By the ontology, a group can be an interval group or a bag group. An interval group is specified by the ontology class #Interval_group, and a bag group by #Bag_group. The difference is that an interval group has only the properties #First_symbol and #Last_symbol to define its content, while a bag group is a RDF Bag structure containing every member belonging to it, as rdf:_1, rdf:_2, etc.

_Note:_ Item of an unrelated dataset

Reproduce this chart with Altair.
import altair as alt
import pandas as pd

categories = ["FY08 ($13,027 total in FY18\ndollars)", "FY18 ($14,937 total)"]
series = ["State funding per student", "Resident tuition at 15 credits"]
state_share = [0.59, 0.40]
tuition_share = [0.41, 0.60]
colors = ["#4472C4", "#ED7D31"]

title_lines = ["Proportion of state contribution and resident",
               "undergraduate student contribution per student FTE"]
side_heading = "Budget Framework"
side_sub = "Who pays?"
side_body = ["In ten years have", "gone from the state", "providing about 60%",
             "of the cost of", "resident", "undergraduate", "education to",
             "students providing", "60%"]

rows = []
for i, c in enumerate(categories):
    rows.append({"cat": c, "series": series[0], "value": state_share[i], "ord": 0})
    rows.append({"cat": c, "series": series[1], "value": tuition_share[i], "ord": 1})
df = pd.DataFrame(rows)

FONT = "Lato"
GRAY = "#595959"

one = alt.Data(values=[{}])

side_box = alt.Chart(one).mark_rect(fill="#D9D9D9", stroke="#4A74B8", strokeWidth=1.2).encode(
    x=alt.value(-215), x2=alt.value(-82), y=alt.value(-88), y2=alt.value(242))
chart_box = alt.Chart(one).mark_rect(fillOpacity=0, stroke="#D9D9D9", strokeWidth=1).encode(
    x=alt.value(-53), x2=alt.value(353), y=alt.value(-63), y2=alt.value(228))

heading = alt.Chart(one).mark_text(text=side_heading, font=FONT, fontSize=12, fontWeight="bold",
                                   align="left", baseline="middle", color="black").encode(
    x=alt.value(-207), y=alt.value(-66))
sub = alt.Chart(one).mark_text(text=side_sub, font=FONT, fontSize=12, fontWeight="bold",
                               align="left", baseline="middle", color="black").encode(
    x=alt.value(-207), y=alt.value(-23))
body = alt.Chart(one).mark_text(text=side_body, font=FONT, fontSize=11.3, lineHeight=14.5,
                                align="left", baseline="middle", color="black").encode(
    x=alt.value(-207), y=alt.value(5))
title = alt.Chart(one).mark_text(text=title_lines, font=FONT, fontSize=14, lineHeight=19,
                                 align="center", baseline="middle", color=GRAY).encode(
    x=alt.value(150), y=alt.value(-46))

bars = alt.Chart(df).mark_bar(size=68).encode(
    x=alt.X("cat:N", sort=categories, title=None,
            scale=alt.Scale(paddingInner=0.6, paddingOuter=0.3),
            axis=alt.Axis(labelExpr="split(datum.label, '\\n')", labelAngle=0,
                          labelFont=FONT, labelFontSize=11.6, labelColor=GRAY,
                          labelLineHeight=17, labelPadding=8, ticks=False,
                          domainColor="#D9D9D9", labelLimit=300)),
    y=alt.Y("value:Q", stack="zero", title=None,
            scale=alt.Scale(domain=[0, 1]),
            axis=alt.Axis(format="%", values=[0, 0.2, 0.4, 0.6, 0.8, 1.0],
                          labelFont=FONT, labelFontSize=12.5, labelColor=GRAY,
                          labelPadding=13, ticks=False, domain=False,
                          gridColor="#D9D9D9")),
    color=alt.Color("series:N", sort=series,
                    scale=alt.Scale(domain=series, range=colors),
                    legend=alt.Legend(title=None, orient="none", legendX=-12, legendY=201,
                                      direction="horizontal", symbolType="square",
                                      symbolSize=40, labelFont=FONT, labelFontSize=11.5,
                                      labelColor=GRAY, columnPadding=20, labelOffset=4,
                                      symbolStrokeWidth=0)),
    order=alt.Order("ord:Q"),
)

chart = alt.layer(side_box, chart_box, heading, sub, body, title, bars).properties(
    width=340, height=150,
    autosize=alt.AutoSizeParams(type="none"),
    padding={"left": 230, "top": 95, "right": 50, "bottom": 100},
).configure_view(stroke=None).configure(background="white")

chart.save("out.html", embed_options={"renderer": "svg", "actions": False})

<lg> Defines a line group. It is an interval group of lines.
<l> Lines inside a line group. Internal tags (attributes) like foreign and hi are not yet supported. It is an interval group of printable symbols.
<p> Defines a paragraph. It has no attribute. It is an interval group of sentences, if any; otherwise, of printable symbols. It is defined by the ontology's class #Paragrafo.
<s> Defines a sentence. TEI provides some attributes for it, but they are not yet supported (thus ignored). It is an interval group of printable symbols, and is defined by the ontology's class #Periodo.

Milestones:

<pb/> Specifies a pagebreak. It is an interval group of linebreaks, if any; otherwise, of printable symbols. All previous members (lines or printable symbols) until the previous pagebreak are added to it, by defining the properties #First_symbol and #Last_symbol. Its ontology's class is #Page.
<lb/> Specifies a linebreak. It is an interval group of printable symbols. All previous printable symbols until the previous linebreak are added to it. Its ontology's class is #Line.

Joins:

<cl> Defines a sentence proposition. It is a bag group, containing printable symbols. Its attributes type and function are analised in order to use the corresponding ontology's class. function can be princ or coord, for a #Principale proposition, or subord, for a #Secondario proposition. The type attribute defines specialized classes of #Principale and #Secondario (see the org.rdftef.io.TeiXmlInput source file). If a proposition has joins, that is, if it overlaps other propositions, its attributes id and next are parsed so as there is only one individual of this proposition containing all the elements of its joins (beginning with the first next attribute, continuing with a matching id, that may contain another next, and so on).

General properties:

All groups and printable symbols have the ontology's property #Next, that (obviously) links to the next object in the sequence. The propositions have also the property #refersTo, that points to its imediate containg proposition, or sentence, in case of the first proposition. Also in this latter case, such sentence contains the property #FirstProposition.

Tags not recognized during the importing procedure are added to the model as new classes with the ontology property #Unknown_class. For example, if the importing file has a tag <t> not recognized, the program creates a new class in the model named #_t, and adds to it the property #Unknown_tag. This way, all tags in the file are actually imported, but the unknown ones do not offer other specific behaviors.